SUBSURFACE INVESTIGATIONS FOR WATER USING CONTROLLED-SOURCE EM, DC RESISTIVITY AND POTENTIAL FIELDS

Groundwater aquifer systems are a viable target for a number of geophysical methods because of the unique physical properties of water. Compared with typical near-surface Earth materials, water has lower mass density, lower electrical resistivity, lower magnetic susceptibility, and a higher dielectric constant. For magnetic susceptibility and electrical resistivity, the property contrast between water and surrounding aquifer materials may span several orders of magnitude. Using field data examples, we demonstrate how we can exploit these strong property contrasts to better understand subsurface water distribution.
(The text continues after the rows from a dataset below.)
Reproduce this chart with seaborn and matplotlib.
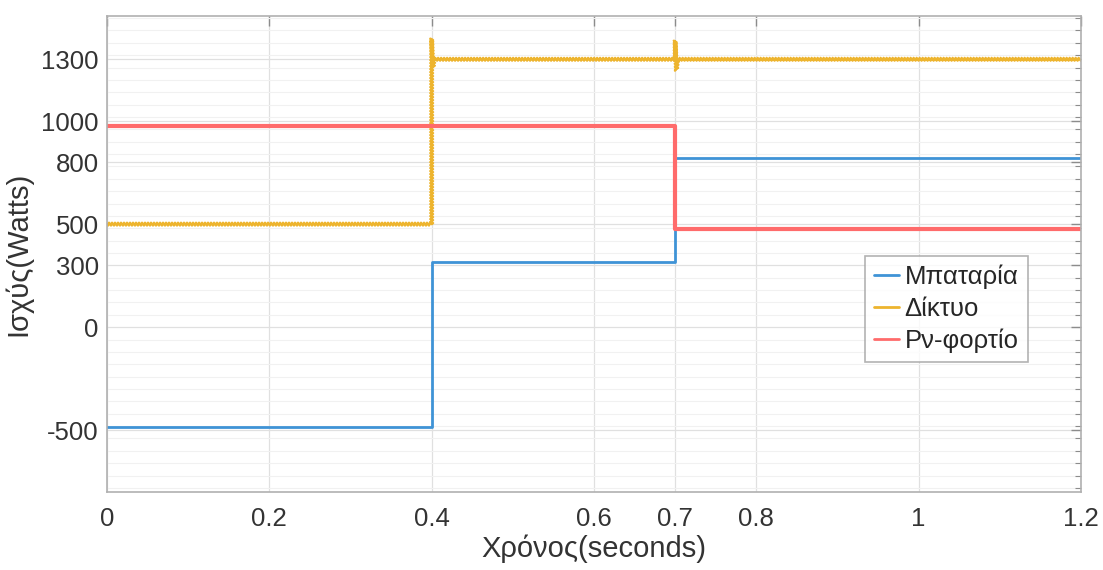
#!/usr/bin/env python3

import matplotlib

matplotlib.use("Agg")
import matplotlib.pyplot as plt
import pandas as pd
import seaborn as sns
from matplotlib.ticker import FixedLocator, MultipleLocator, NullLocator

# Power flows (time in s, power in W)
t_battery = [0.0, 0.4, 0.4, 0.7, 0.7, 1.2]
p_battery = [-485, -485, 315, 315, 820, 820]

t_grid = [0.0, 0.4, 0.4, 0.4015, 0.403, 0.7, 0.7, 0.7015, 0.703, 1.2]
p_grid = [500, 500, 1400, 1255, 1300, 1300, 1390, 1245, 1300, 1300]

t_load = [0.0, 0.7, 0.7, 1.2]
p_load = [978, 978, 476, 476]

series_names = ["Μπαταρία", "Δίκτυο", "Ρν-φορτίο"]
series_colors = ["#3f93d6", "#edb42e", "#ff6b6b"]

x_ticks = [0, 0.2, 0.4, 0.6, 0.7, 0.8, 1, 1.2]
x_tick_labels = ["0", "0.2", "0.4", "0.6", "0.7", "0.8", "1", "1.2"]
y_ticks = [-500, 0, 300, 500, 800, 1000, 1300]

df = pd.concat(
    [
        pd.DataFrame({"t": t_battery, "p": p_battery, "series": series_names[0]}),
        pd.DataFrame({"t": t_grid, "p": p_grid, "series": series_names[1]}),
        pd.DataFrame({"t": t_load, "p": p_load, "series": series_names[2]}),
    ],
    ignore_index=True,
)

sns.set_style("white")
plt.rcParams["font.family"] = ["Liberation Sans", "DejaVu Sans"]
plt.rcParams["axes.unicode_minus"] = False

fig = plt.figure(figsize=(11.03, 5.70), dpi=100)
ax = fig.add_axes([107 / 1103, 78 / 570, 974 / 1103, 476 / 570])

sns.lineplot(
    data=df,
    x="t",
    y="p",
    hue="series",
    hue_order=series_names,
    palette=series_colors,
    estimator=None,
    sort=False,
    ax=ax,
)

# line widths and the grid ripple
widths = [2.0, 1.7, 3.0]
for line, w in zip(ax.get_lines()[:3], widths):
    line.set_linewidth(w)
ax.get_lines()[1].set_sketch_params(scale=1.6, length=3, randomness=1)

ax.set_xlim(0, 1.2)
ax.set_ylim(-800, 1510)
ax.xaxis.set_major_locator(FixedLocator(x_ticks))
ax.set_xticklabels(x_tick_labels)
ax.xaxis.set_minor_locator(NullLocator())
ax.yaxis.set_major_locator(FixedLocator(y_ticks))
ax.yaxis.set_minor_locator(MultipleLocator(60))

ax.grid(which="major", color="#e0e0e0", linewidth=0.9)
ax.grid(which="minor", axis="y", color="#f1f1f1", linewidth=0.8)
ax.set_axisbelow(True)

ax.tick_params(
    which="both", direction="in", top=True, right=True,
    colors="#8c8c8c", labelcolor="#333333", labelsize=18.5,
)
ax.tick_params(which="major", length=7, width=1)
ax.tick_params(which="minor", length=4, width=0.8)
ax.tick_params(axis="x", pad=11)
ax.tick_params(axis="y", pad=6)
for s in ax.spines.values():
    s.set_color("#b0b0b0")
    s.set_linewidth(1.2)

ax.set_xlabel("Χρόνος(seconds)", fontsize=21, color="#333333", labelpad=2)
ax.set_ylabel("Ισχύς(Watts)", fontsize=21, color="#333333", labelpad=6)

leg = ax.legend(
    loc="upper left",
    bbox_to_anchor=(0.778, 0.496),
    fontsize=18.5,
    frameon=True,
    fancybox=False,
    edgecolor="#a0a0a0",
    handlelength=1.0,
    handletextpad=0.2,
    labelspacing=0.3,
    borderpad=0.35,
    borderaxespad=0,
)
leg.get_frame().set_linewidth(1.2)
for h in leg.get_lines():
    h.set_linewidth(2.0)
    h.set_sketch_params(None)

plt.savefig("out.png", dpi=100)
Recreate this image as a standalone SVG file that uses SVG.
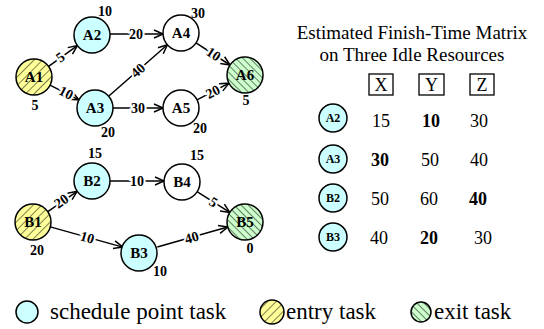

For the first example, controlled-source EM data were used to image the geological structure of a proposed aquifer storage and recovery site in Southern California. Because electromagnetic fields are sensitive to the distribution of subsurface fluids, these data were useful in imaging the preferred fluid migration pathways and the subsurface structure of the study area.

The DC resistivity data for the second example were collected at four distinct times over a period of one year to image the changing water saturation within a small watershed in Southwest Idaho. Most earth materials are poor conductors of electricity, especially when dry, thus water saturation is the dominant cause of subsurface variations in electrical resistivity. By imaging the geoelectrical structure of the subsurface during wet and dry seasons, we were able to relate the electrical property variations to saturation changes using petrophysical relationships.

In the third field study, total field magnetics data were used to image the fluid flow conduits within a hot spring system in Southeastern Oregon. The magnetic susceptibility model for the area agrees closely with the known hot spring locations at the site.